[erlang-questions] OTP process startup vs spawn overhead
Thu Jul 28 14:25:40 CEST 2011
On 07/28/2011 02:04 PM, Heinrich Venter wrote:
> I was executing the tests from the shell yes, but if I do the
> following with a compiled function
> [ timer:tc(fun() -> [ Pid ! ok || Pid<- [spawn(fun() ->
> test_gen:loop() end) || _<- lists:seq(1,10000)] ] end) || _<-
> I still get the same slow performance. It must be related to creation
> of the fun then.
> This gets better results
> [ timer:tc(fun() -> [ Pid ! ok || Pid<- [spawn(test_gen, loop, ) ||
> _<- lists:seq(1,10000)] ] end) || _<- lists:seq(1,10)].
> It also shows a bout 45% performance penalty for spawning OTP
> processes like mad instead of using spawn(Module, Function, Args).

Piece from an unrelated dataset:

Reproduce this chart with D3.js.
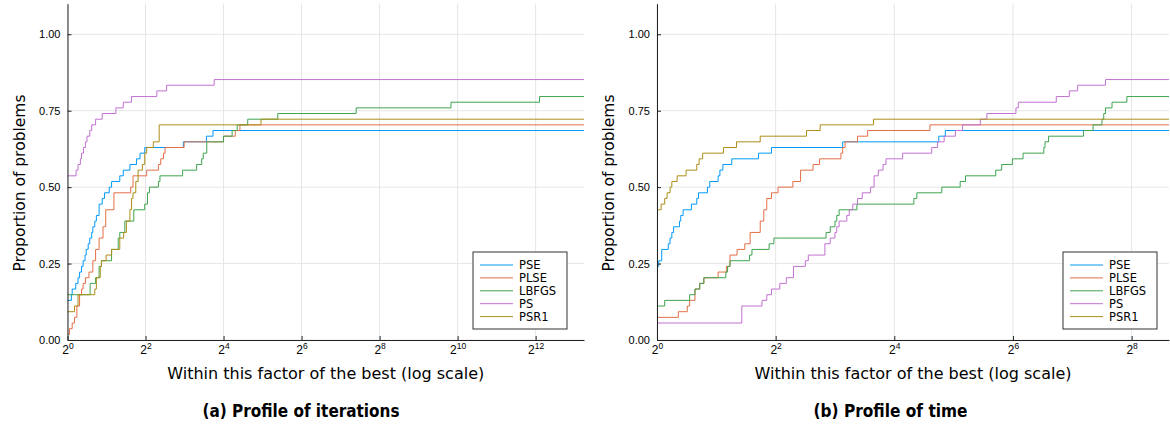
<!DOCTYPE html>
<html>
<head>
<meta charset="utf-8">
<script src="https://cdn.jsdelivr.net/npm/d3@7"></script>
<style>
  body { margin: 0; background: #fff; }
  svg { display: block; font-family: "DejaVu Sans", sans-serif; }
</style>
</head>
<body>
<div id="chart"></div>
<script>
// performance profiles, 54 problems; points are [log2 ratio, solved count]
const nProblems = 54;
const seriesNames = ["PSE", "PLSE", "LBFGS", "PS", "PSR1"];
const seriesColors = ["#009afa", "#e36f47", "#3ea44e", "#c371d2", "#ac8e18"];
const xTickExps = [0, 2, 4, 6, 8, 10, 12];
const yTickVals = [0, 0.25, 0.5, 0.75, 1.0];

// (a) iterations
const iterPSE = [[0,7],[0.10,8],[0.12,9],[0.21,10],[0.27,11],[0.31,12],[0.36,13],[0.40,14],[0.45,15],[0.48,16],[0.53,17],[0.57,18],[0.62,19],[0.65,20],[0.70,21],[0.74,22],[0.81,24],[0.89,25],[0.95,26],[1.07,27],[1.13,28],[1.34,29],[1.43,30],[1.60,31],[1.77,32],[1.86,33],[1.98,34],[2.97,35],[3.56,36],[3.73,37]];
const iterPLSE = [[0,1],[0.05,2],[0.12,3],[0.18,4],[0.24,6],[0.31,8],[0.36,9],[0.40,10],[0.46,11],[0.55,12],[0.65,14],[0.72,16],[0.81,18],[0.91,20],[0.98,23],[1.19,26],[1.62,27],[1.68,29],[2.03,30],[2.33,31],[2.39,32],[2.46,33],[2.50,34],[2.99,35],[4.0,36],[4.3,37],[4.42,38]];
const iterLBFGS = [[0,8],[0.58,10],[0.72,11],[0.81,13],[0.87,14],[1.13,16],[1.30,18],[1.34,19],[1.47,21],[1.70,23],[1.98,24],[2.05,26],[2.10,27],[2.33,28],[2.37,29],[2.95,30],[3.31,31],[3.44,32],[3.48,33],[3.57,35],[4.0,36],[4.22,37],[4.35,38],[4.62,39],[5.39,40],[7.40,41],[9.83,42],[12.10,43]];
const iterPS = [[0,29],[0.22,30],[0.27,31],[0.33,32],[0.36,33],[0.41,34],[0.46,35],[0.50,36],[0.57,37],[0.62,38],[0.72,39],[0.89,40],[1.24,41],[1.43,42],[1.64,43],[2.29,44],[2.54,45],[3.76,46]];
const iterPSR1 = [[0,5],[0.18,6],[0.27,8],[0.70,9],[0.74,11],[0.84,13],[0.87,14],[0.99,15],[1.13,16],[1.34,18],[1.44,19],[1.51,21],[1.60,23],[1.64,25],[1.68,26],[1.75,28],[1.81,30],[1.92,31],[1.98,33],[2.03,34],[2.20,35],[2.35,38],[4.96,39]];

// (b) time
const timePSE = [[0,13],[0.03,14],[0.08,16],[0.19,17],[0.22,18],[0.25,19],[0.28,20],[0.38,21],[0.40,22],[0.44,23],[0.58,24],[0.67,25],[0.70,26],[0.85,27],[0.89,28],[1.03,29],[1.06,30],[1.11,31],[1.26,32],[1.71,33],[1.93,34],[3.13,35],[4.75,36],[4.86,37]];
const timePLSE = [[0,4],[0.36,5],[0.51,6],[0.55,7],[0.64,9],[0.72,10],[0.79,11],[1.03,12],[1.17,13],[1.23,15],[1.35,16],[1.48,17],[1.57,19],[1.74,21],[1.80,23],[1.85,25],[1.93,26],[2.04,27],[2.29,28],[2.42,30],[2.63,31],[2.74,32],[3.10,33],[3.13,34],[3.17,35],[3.38,36],[3.55,37],[4.60,38]];
const timeLBFGS = [[0,6],[0.13,7],[0.55,8],[0.64,9],[0.72,10],[0.79,11],[1.16,12],[1.19,13],[1.23,14],[1.56,15],[1.60,16],[1.89,17],[1.97,18],[2.85,19],[2.92,20],[3.0,21],[3.03,22],[3.07,23],[3.37,24],[4.33,25],[4.38,26],[4.80,27],[5.11,28],[5.20,29],[5.71,30],[5.81,31],[5.99,32],[6.17,33],[6.52,34],[6.54,35],[6.60,36],[7.19,37],[7.35,38],[7.50,39],[7.53,40],[7.56,41],[7.67,42],[7.92,43]];
const timePS = [[0,3],[1.43,6],[1.77,7],[1.85,8],[1.93,9],[2.07,10],[2.18,11],[2.30,13],[2.50,14],[2.55,15],[2.83,17],[2.92,18],[3.0,19],[3.03,20],[3.07,21],[3.20,22],[3.24,23],[3.30,24],[3.38,25],[3.46,26],[3.60,27],[3.66,29],[3.73,30],[3.81,31],[3.86,32],[4.14,33],[4.63,34],[4.73,35],[4.84,36],[5.03,37],[5.15,38],[5.45,39],[5.56,40],[6.05,41],[6.09,42],[6.73,43],[6.95,44],[7.09,45],[7.56,46]];
const timePSR1 = [[0,23],[0.07,24],[0.13,25],[0.17,26],[0.22,27],[0.25,28],[0.34,29],[0.49,30],[0.67,31],[0.71,32],[0.77,33],[1.12,34],[1.34,35],[1.74,36],[2.52,37],[2.75,38],[3.65,39]];

const W = 1170, H = 427;
const svg = d3.select("#chart").append("svg")
    .attr("width", W)
    .attr("height", H);

const panels = [
    { left: 67.5, right: 584, xMax: 13.24, caption: "(a) Profile of iterations",
      capX: 301, capW: 197,
      series: [iterPSE, iterPLSE, iterLBFGS, iterPS, iterPSR1], legendX: 473 },
    { left: 657, right: 1169, xMax: 8.63, caption: "(b) Profile of time",
      capX: 890.5, capW: 154,
      series: [timePSE, timePLSE, timeLBFGS, timePS, timePSR1], legendX: 1063 }
];

const plotTop = 3.7, plotBottom = 340;

panels.forEach(function(p) {
    const x = d3.scaleLinear().domain([0, p.xMax]).range([p.left, p.right]);
    const y = d3.scaleLinear().domain([0, 1.1]).range([plotBottom, plotTop]);
    const ticksX = xTickExps.filter(e => e <= p.xMax);

    const g = svg.append("g");

    // grid
    g.append("g").selectAll("line")
        .data(ticksX)
        .enter().append("line")
        .attr("x1", d => x(d)).attr("x2", d => x(d))
        .attr("y1", plotTop).attr("y2", plotBottom)
        .attr("stroke", "#e6e6e6");
    g.append("g").selectAll("line")
        .data(yTickVals)
        .enter().append("line")
        .attr("x1", p.left).attr("x2", p.right)
        .attr("y1", d => y(d)).attr("y2", d => y(d))
        .attr("stroke", "#e6e6e6");

    // profiles
    const line = d3.line()
        .x(d => x(d[0]))
        .y(d => y(d[1] / nProblems))
        .curve(d3.curveStepAfter);

    p.series.forEach(function(s, i) {
        const pts = s.concat([[p.xMax, s[s.length - 1][1]]]);
        g.append("path")
            .datum(pts)
            .attr("fill", "none")
            .attr("stroke", seriesColors[i])
            .attr("stroke-width", 1)
            .attr("d", line);
    });

    // axes
    const xAxis = g.append("g")
        .attr("transform", `translate(0,${plotBottom})`)
        .call(d3.axisBottom(x).tickValues(ticksX).tickSizeInner(-4).tickSizeOuter(0).tickPadding(5));
    xAxis.selectAll("text").each(function(d) {
        const t = d3.select(this).text(null)
            .attr("font-size", 12).attr("fill", "#000");
        t.append("tspan").text("2");
        t.append("tspan").attr("dy", -5).attr("font-size", 8.5).text(d);
    });

    const yAxis = g.append("g")
        .attr("transform", `translate(${p.left},0)`)
        .call(d3.axisLeft(y).tickValues(yTickVals).tickFormat(d3.format(".2f"))
            .tickSizeInner(-4).tickSizeOuter(0).tickPadding(7));
    yAxis.selectAll("text").attr("font-size", 11).attr("fill", "#000");

    [xAxis, yAxis].forEach(a => {
        a.select(".domain").attr("stroke", "#222");
        a.selectAll(".tick line").attr("stroke", "#222");
    });

    // labels
    g.append("text")
        .attr("x", (p.left + p.right) / 2)
        .attr("y", 379)
        .attr("text-anchor", "middle")
        .attr("font-size", 16)
        .text("Within this factor of the best (log scale)");
    g.append("text")
        .attr("transform", `translate(${p.left - 43},183) rotate(-90)`)
        .attr("text-anchor", "middle")
        .attr("font-size", 15.5)
        .text("Proportion of problems");
    g.append("text")
        .attr("x", p.capX)
        .attr("y", 417)
        .attr("text-anchor", "middle")
        .attr("font-size", 17.5)
        .attr("font-weight", "bold")
        .attr("textLength", p.capW)
        .attr("lengthAdjust", "spacingAndGlyphs")
        .text(p.caption);

    // legend
    const lg = g.append("g").attr("transform", `translate(${p.legendX},252)`);
    lg.append("rect")
        .attr("width", 94).attr("height", 77)
        .attr("fill", "#fff").attr("stroke", "#333");
    seriesNames.forEach(function(name, i) {
        const ly = 13 + i * 12.9;
        lg.append("line")
            .attr("x1", 7).attr("x2", 40)
            .attr("y1", ly).attr("y2", ly)
            .attr("stroke", seriesColors[i]);
        lg.append("text")
            .attr("x", 46).attr("y", ly + 4)
            .attr("font-size", 11.5)
            .text(name);
    });
});
</script>
</body>
</html>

> On the other hand using spawn(Fun) seems to be 4 times slower. This
> is more or less in line with what the efficiency guide says.
> It pays to measure :)
> Moral of the story: Spawn your workers with spawn(M,F,A) or use OTP
> processes if you can afford the slight performance hit and gain a lot
> of convenience.
It also pays to know *what* you measure. In both variant above, your
code executes the call timer:tc(fun () -> ...end) ten times. The
fun-object is created and passed to timer:tc/1 before the timing starts,
so its construction is not part of the measurement. So far so good.
However, within each measurement you call spawn() 10 000 times, and in
your first example, for each of these times you create a fresh
fun-object `fun() -> test_gen:loop() end' despite the fact that this
subexpression is actually constant and could be lifted out of the loop,
F = fun() -> test_gen:loop() end,
[ timer:tc(fun() ->
[ Pid ! ok
|| Pid <- [spawn(F) || _<-lists:seq(1,10000)] ]
In your version, you pay the cost both of allocating and instantiating
10 000 fun-objects as well as of garbage collecting these objects (since
they immediately become garbage).
The moral should be: if you have a tight loop and really want to cut
down on the amount of time spent on each iteration - see first if you
can move out some code that doesn't actually have to be computed within
the loop in the first place - creating a temporary tuple in the middle
of the loop should have about the same overhead as creating a fun.